African traditional religion was demonised by Christian - TopicsExpress



          

African traditional religion was demonised by Christian missionaries and their converts. Upon conversion into Christianity, our African ancestors were required to denounce and forsake their African spirituality and religions. Our deities were renamed false gods, or idols, or demons. We replaced ancestral veneration and spirit worship of our indigenous deities with the worship of the tripartite male God who comprises the Father, his Son called Jesus Christ and Holy Spirit. We replaced our drums, rattle shakers and hand claps with pianos, organs, hymn books and choirs that sang solfa notation. We replaced our talismen, fetishes, charms, portions and other juju bits with the rosary. We replaced our selves with newly formed civilized selves. Our girls stopped exposing their succulent ripe breasts with pointed chocolate-berry nipples and instead started wearing bras, panties and long cotton dresses. Our boys gave up wrestling, herding, hunting and preparation for warfare because they had to go to sit behind desks and copy the alphabet or numbers from the blackboards in school. Our languages became shameful vernacular as we learnt to twist our fluent tongues in the colonial language. We became a better people, or so we were told.
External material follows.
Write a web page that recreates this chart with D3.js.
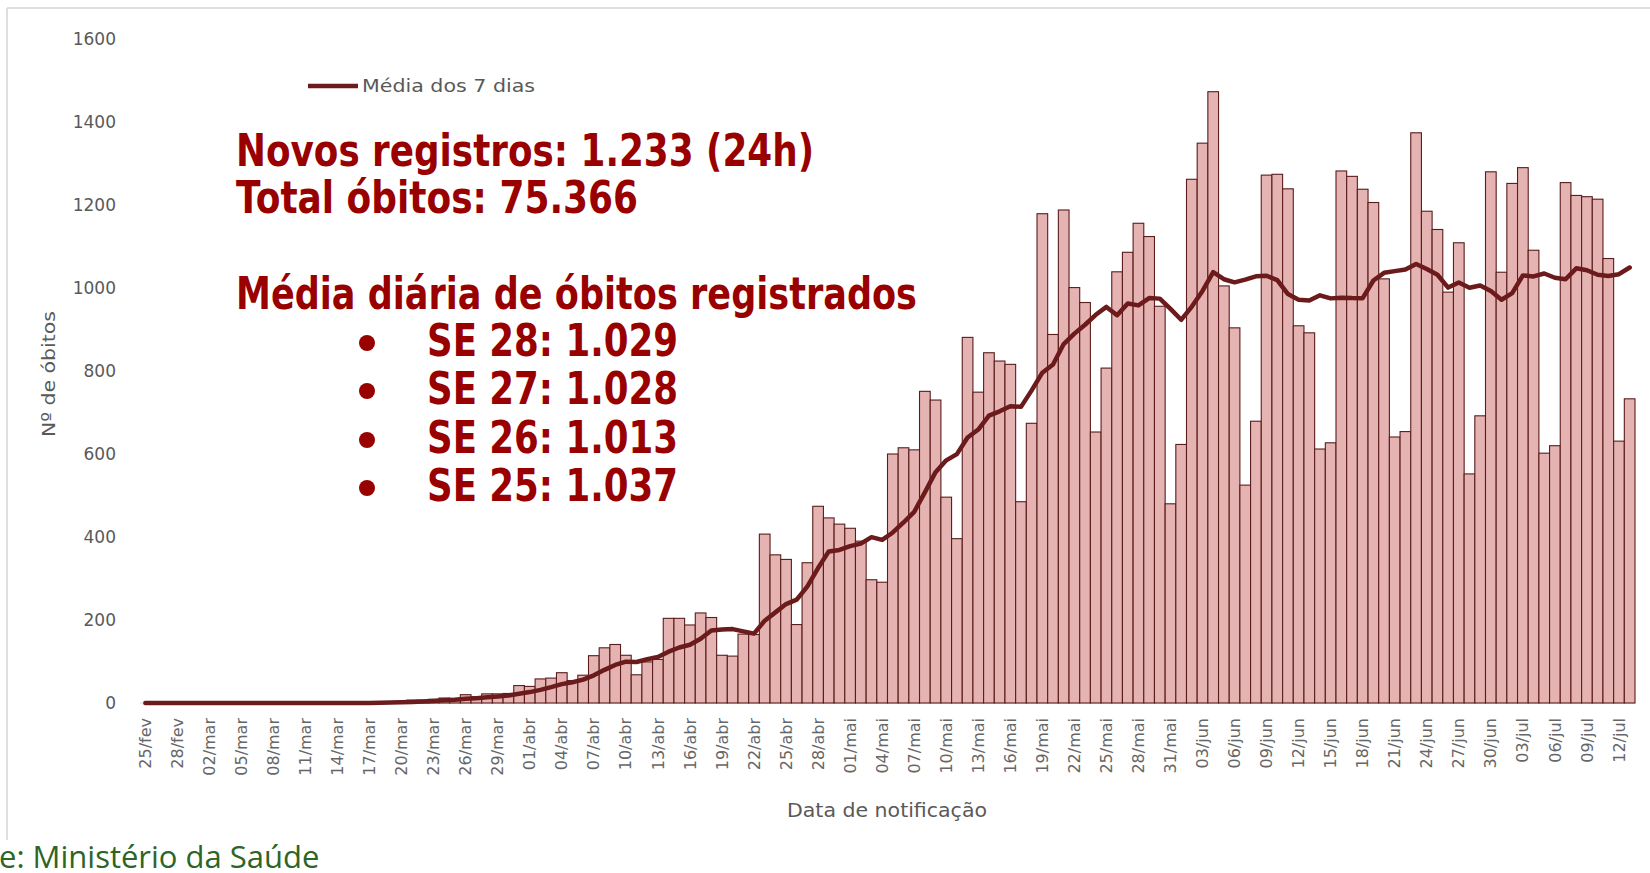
<!DOCTYPE html>
<html>
<head>
<meta charset="utf-8">
<script src="https://cdn.jsdelivr.net/npm/d3@7"></script>
<style>
  body { margin: 0; background: #fff; }
  svg { display: block; }
</style>
</head>
<body>
<div id="chart"></div>
<script>
// Data: óbitos por data de notificação (25/fev a 13/jul)
const dates = [
  "25/fev","26/fev","27/fev","28/fev","29/fev",
  "01/mar","02/mar","03/mar","04/mar","05/mar","06/mar","07/mar","08/mar","09/mar","10/mar",
  "11/mar","12/mar","13/mar","14/mar","15/mar","16/mar","17/mar","18/mar","19/mar","20/mar",
  "21/mar","22/mar","23/mar","24/mar","25/mar","26/mar","27/mar","28/mar","29/mar","30/mar","31/mar",
  "01/abr","02/abr","03/abr","04/abr","05/abr","06/abr","07/abr","08/abr","09/abr","10/abr",
  "11/abr","12/abr","13/abr","14/abr","15/abr","16/abr","17/abr","18/abr","19/abr","20/abr",
  "21/abr","22/abr","23/abr","24/abr","25/abr","26/abr","27/abr","28/abr","29/abr","30/abr",
  "01/mai","02/mai","03/mai","04/mai","05/mai","06/mai","07/mai","08/mai","09/mai","10/mai",
  "11/mai","12/mai","13/mai","14/mai","15/mai","16/mai","17/mai","18/mai","19/mai","20/mai",
  "21/mai","22/mai","23/mai","24/mai","25/mai","26/mai","27/mai","28/mai","29/mai","30/mai","31/mai",
  "01/jun","02/jun","03/jun","04/jun","05/jun","06/jun","07/jun","08/jun","09/jun","10/jun",
  "11/jun","12/jun","13/jun","14/jun","15/jun","16/jun","17/jun","18/jun","19/jun","20/jun",
  "21/jun","22/jun","23/jun","24/jun","25/jun","26/jun","27/jun","28/jun","29/jun","30/jun",
  "01/jul","02/jul","03/jul","04/jul","05/jul","06/jul","07/jul","08/jul","09/jul","10/jul",
  "11/jul","12/jul","13/jul"
];

const deaths = [
  0, 0, 0, 0, 0,
  0, 0, 0, 0, 0, 0, 0, 0, 0, 0,
  0, 0, 0, 0, 0, 0, 1, 3, 3, 4,
  7, 7, 9, 12, 11, 20, 15, 22, 22, 23, 42,
  40, 58, 60, 73, 54, 67, 114, 133, 141, 115,
  68, 99, 105, 204, 204, 188, 217, 206, 115, 113,
  166, 165, 407, 357, 346, 189, 338, 474, 446, 431,
  421, 390, 297, 291, 600, 615, 610, 751, 730, 496,
  396, 881, 749, 844, 824, 816, 485, 674, 1179, 888,
  1188, 1001, 965, 653, 807, 1039, 1086, 1156, 1124, 956, 480,
  623, 1262, 1349, 1473, 1005, 904, 525, 679, 1272, 1274,
  1239, 909, 892, 612, 627, 1282, 1269, 1238, 1206, 1022,
  641, 654, 1374, 1185, 1141, 990, 1109, 552, 692, 1280,
  1038, 1252, 1290, 1091, 602, 620, 1254, 1223, 1220, 1214,
  1071, 631, 733
];

// Média dos 7 dias
const avg7 = [
  0, 0, 0, 0, 0,
  0, 0, 0, 0, 0, 0, 0, 0, 0, 0,
  0, 0, 0, 0, 0, 0, 0.1, 0.6, 1.0, 1.6,
  2.6, 3.6, 4.9, 6.4, 7.6, 10.0, 11.6, 13.7, 15.9, 17.9, 22.1,
  26.3, 31.7, 38.1, 45.4, 50.0, 56.3, 66.6, 79.9, 91.7, 99.6,
  98.9, 105.3, 110.7, 123.6, 133.7, 140.4, 155.0, 174.7, 177.0, 178.1,
  172.7, 167.1, 198.4, 218.4, 238.4, 249.0, 281.1, 325.1, 365.3, 368.7,
  377.9, 384.1, 399.6, 392.9, 410.9, 435.0, 460.6, 507.7, 556.3, 584.7,
  599.7, 639.9, 659.0, 692.4, 702.9, 715.1, 713.6, 753.3, 795.9, 815.7,
  864.9, 890.1, 911.4, 935.4, 954.4, 934.4, 962.7, 958.1, 975.7, 974.4, 949.7,
  923.4, 955.3, 992.9, 1038.1, 1021.1, 1013.7, 1020.1, 1028.1, 1029.6, 1018.9,
  985.4, 971.7, 970.0, 982.4, 975.0, 976.4, 975.7, 975.6, 1018.0, 1036.6,
  1040.7, 1044.6, 1057.7, 1045.7, 1031.9, 1001.0, 1013.4, 1000.7, 1006.1, 992.7,
  971.7, 987.6, 1030.4, 1027.9, 1035.0, 1024.7, 1021.0, 1047.4, 1042.9, 1032.0,
  1029.1, 1033.3, 1049.4
];

const yTicks = [0, 200, 400, 600, 800, 1000, 1200, 1400, 1600];

const headLines = ["Novos registros: 1.233 (24h)", "Total óbitos: 75.366"];
const subHead = "Média diária de óbitos registrados";
const weekLines = ["SE 28: 1.029", "SE 27: 1.028", "SE 26: 1.013", "SE 25: 1.037"];

const W = 1650, H = 873;
const svg = d3.select("#chart").append("svg")
    .attr("width", W)
    .attr("height", H);

// frame lines
svg.append("line")
    .attr("x1", 7).attr("x2", W).attr("y1", 8).attr("y2", 8)
    .attr("stroke", "#d4d4d4").attr("stroke-width", 1.5);
svg.append("line")
    .attr("x1", 7).attr("x2", 7).attr("y1", 8).attr("y2", 840)
    .attr("stroke", "#d4d4d4").attr("stroke-width", 1.5);

// scales
const x = d3.scaleBand()
    .domain(dates)
    .range([140, 1635])
    .padding(0);

const y = d3.scaleLinear()
    .domain([0, 1600])
    .range([703, 39]);

// y axis
const yAxis = svg.append("g")
    .attr("transform", "translate(124,0)")
    .call(d3.axisLeft(y)
        .tickValues(yTicks)
        .tickFormat(d3.format("d"))
        .tickSize(0)
        .tickPadding(8));
yAxis.select(".domain").remove();
yAxis.selectAll("text")
    .style("font-family", "DejaVu Sans")
    .style("font-size", "17px")
    .attr("fill", "#595959");

// baseline
svg.append("line")
    .attr("x1", 140).attr("x2", 1635)
    .attr("y1", y(0)).attr("y2", y(0))
    .attr("stroke", "#d9d9d9");

// bars
svg.selectAll(".bar")
    .data(deaths)
    .enter()
    .append("rect")
    .attr("class", "bar")
    .attr("x", (d, i) => x(dates[i]))
    .attr("width", x.bandwidth())
    .attr("y", d => y(d))
    .attr("height", d => y(0) - y(d))
    .attr("fill", "#e6b3b3")
    .attr("stroke", "#5a1c1c")
    .attr("stroke-width", 1.1);

// x axis
const xAxis = svg.append("g")
    .attr("transform", `translate(0,${y(0)})`)
    .call(d3.axisBottom(x)
        .tickValues(dates.filter((d, i) => i % 3 === 0))
        .tickSize(0));
xAxis.select(".domain").remove();
xAxis.selectAll("text")
    .attr("transform", "rotate(-90)")
    .attr("x", -15)
    .attr("y", 0)
    .attr("dy", "0.35em")
    .style("text-anchor", "end")
    .style("font-family", "DejaVu Sans")
    .style("font-size", "16px")
    .attr("fill", "#666");

// 7 day average line
const line = d3.line()
    .x((d, i) => x(dates[i]) + x.bandwidth() / 2)
    .y(d => y(d));

svg.append("path")
    .datum(avg7)
    .attr("d", line)
    .attr("fill", "none")
    .attr("stroke", "#6b1b1b")
    .attr("stroke-width", 4.5)
    .attr("stroke-linejoin", "round")
    .attr("stroke-linecap", "round");

// axis titles
svg.append("text")
    .attr("x", 887).attr("y", 817)
    .attr("text-anchor", "middle")
    .attr("textLength", 200)
    .attr("lengthAdjust", "spacingAndGlyphs")
    .style("font-family", "DejaVu Sans")
    .style("font-size", "19px")
    .attr("fill", "#595959")
    .text("Data de notificação");

svg.append("text")
    .attr("transform", "translate(55,374) rotate(-90)")
    .attr("text-anchor", "middle")
    .attr("textLength", 126)
    .attr("lengthAdjust", "spacingAndGlyphs")
    .style("font-family", "DejaVu Sans")
    .style("font-size", "18px")
    .attr("fill", "#595959")
    .text("Nº de óbitos");

// legend
svg.append("line")
    .attr("x1", 308).attr("x2", 358).attr("y1", 86).attr("y2", 86)
    .attr("stroke", "#6b1b1b").attr("stroke-width", 4.5);
svg.append("text")
    .attr("x", 362).attr("y", 92)
    .attr("textLength", 173)
    .attr("lengthAdjust", "spacingAndGlyphs")
    .style("font-family", "DejaVu Sans")
    .style("font-size", "17px")
    .attr("fill", "#595959")
    .text("Média dos 7 dias");

// annotation text
const red = "#990000";
function bigText(str, xPos, yPos, len) {
    svg.append("text")
        .attr("x", xPos).attr("y", yPos)
        .attr("textLength", len)
        .attr("lengthAdjust", "spacingAndGlyphs")
        .style("font-family", "DejaVu Sans")
        .style("font-weight", "bold")
        .style("font-size", "44px")
        .attr("fill", red)
        .text(str);
}

bigText(headLines[0], 236, 166, 578);
bigText(headLines[1], 236, 213, 402);
bigText(subHead, 236, 309, 681);

const weekY = [356, 404, 453, 501];
weekLines.forEach((s, i) => {
    svg.append("circle")
        .attr("cx", 367).attr("cy", weekY[i] - 13)
        .attr("r", 8)
        .attr("fill", red);
    bigText(s, 427, weekY[i], 251);
});

// source (cut at the left edge, as in the original slide)
const src = svg.append("text")
    .attr("y", 868)
    .style("font-family", "Open Sans")
    .style("font-size", "31px")
    .attr("fill", "#2e6525")
    .text("Fonte: Ministério da Saúde");
const cut = src.node().getSubStringLength(0, 4);
src.attr("x", -cut - 1);
</script>
</body>
</html>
BUT alas, when we lost our ancestors religion and spirituality, what parts of ourselves did we loose? In thinking about death or heaven and hell as presented through Christianity, I find myself desperately lacking a satisfying answer. I wonder how my great-grandfather and his father dealt with the departed in their African philosophy of the time. Do the dead die, in Africa? Do the dead get judged in Africa? Do the dead resurrect into heaven or hell in Africa? Do our dead become ghosts that linger with our ancestors? Do our dead reincarnate seven times? When my grandparents embraced Christianity a century or so ago, what part of me got lost?